[PD] tabread4~~

Mathieu Bouchard matju at artengine.ca
Sun Dec 23 19:50:04 CET 2007


On Sun, 25 Nov 2007, Charles Henry wrote:

> On the signals level, we could have a non-linear manifold in a Hilbert 
> space.  Sets of functions with constant total energy and identical 
> pitch, for example.  Then, psychoacoustics represents the map of this 
> space into timbre space (a psychological space).

Functions with constant total energy are a convex space. This is like a 
linear space except it changes one rule: in a vector space, if a,b are 
scalars and x,y are vectors, then ax+by is a vector. In a convex space, 
there's the additional restrictions that a+b=1 and a>=0 and b>=0, so that 
you can only blend vectors together by various ponderations, without 
adding any gain.
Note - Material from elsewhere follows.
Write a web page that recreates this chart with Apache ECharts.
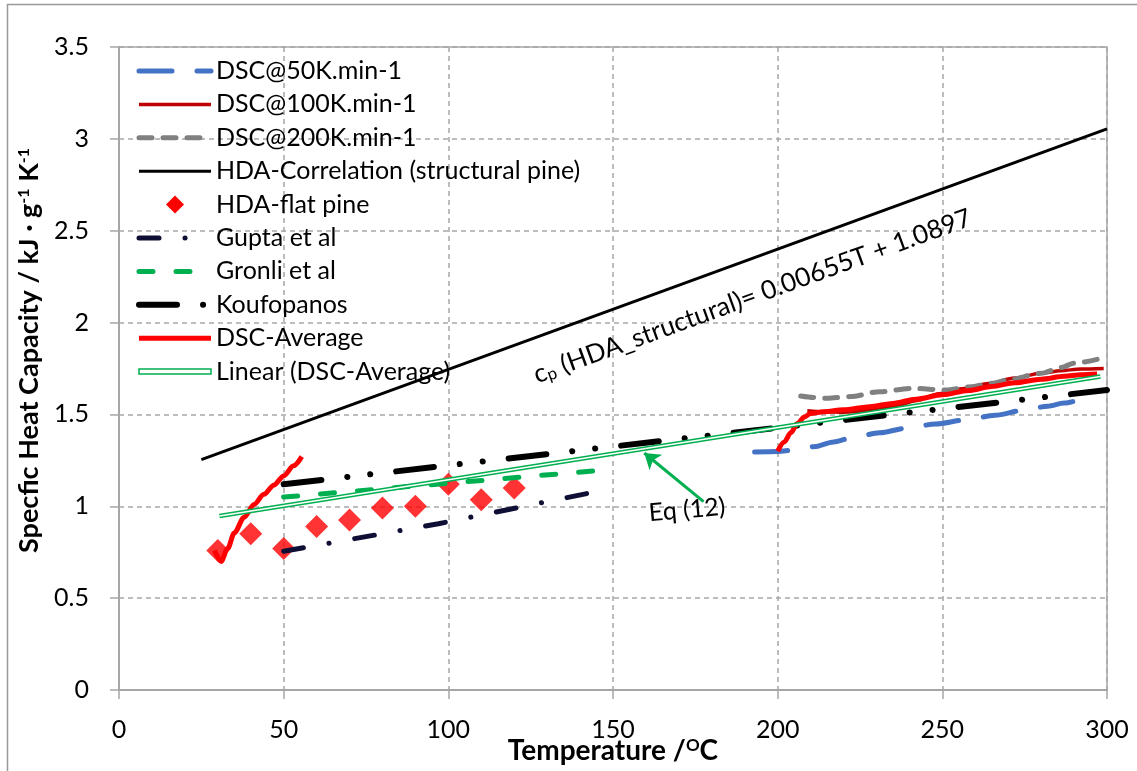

In 2-dimensional space, any base of a convex space 
generates a convex polygon (polyhedron if 3-dimensional space instead).

>> If you are using the affine space, you can't simply add and you can't
>> simply multiply by a scalar: instead, the fundamental operation is the
>> convex sum of "vectors": as a single operation, you add together any
>> number of vectors, weighted, where the total weight has to be 1, so that
>> the amplitude of the fundamental sticks to 1.
> This makes good sense to me.  The operators on this space are still a
> little fuzzy, though.

Actually, note the difference with convex space: in an affine space, you 
are not restricted to a>=0 and b>=0. I can only call the latter a convex 
sum because energy is nonnegative. (Btw, are the values in the vector 
supposed to be energy values or amplitude values?)

> suppose f(t) is a complex tone with frequencies of 100, 200, 300, 400, 
> 500 and g(t) has frequencies of 100, 200, 330, 400, 500 Then, when we 
> mix the two tones together there is dissonance between the frequencies 
> of 300 and 330, which wasn't present in either of the two tones.

Dissonance is a somewhat complicated operation, imho. How you compute it? 
It's definitely non-linear. It could be a quadratic form, perhaps. Think 
of it as a matrix sandwiched between twice the same vector so that the 
result is a scalar. e.g. diss(x) = x'*A*x, where apostrophe means 
transpose. What would be a good A ?

Forget the matrix syntax, because this vector space is R^R... but matrix 
ideas can be mapped to functions. What's the dissonance function A(i,j) 
for two frequencies i,j? Or maybe A(i,j,w) where w is the window size that 
the dissonance is relative to. I guess that there are many valid and 
useful dissonance functions, depending on taste.

   diss(x) = integral of integral of A(i,j)*x(i)*x(j) di dj

> By infinity, I mean, can we take a harmonic complex tone and change the 
> amplitudes of the partials, to achieve any given sharpness/dullness of 
> the tone?  Essentially being able to increase the central moment of 
> spectral denisty without bound.

This looks like a job for equalisers... but it requires a signal 
that has infinitely many partials.

> Bounded in terms of the dimensions of timbre.  For example, dissonance. 
> Can we have a tone which is maximally dissonant?  Are there boundaries 
> on the other dimensions of timbre?

Apart from A(i,j)=A(j,i) and A(i,i)=0, I don't have much knowledge of what 
would make a good dissonance function. I can't tell what's maximally 
dissonant without having a dissonance function first.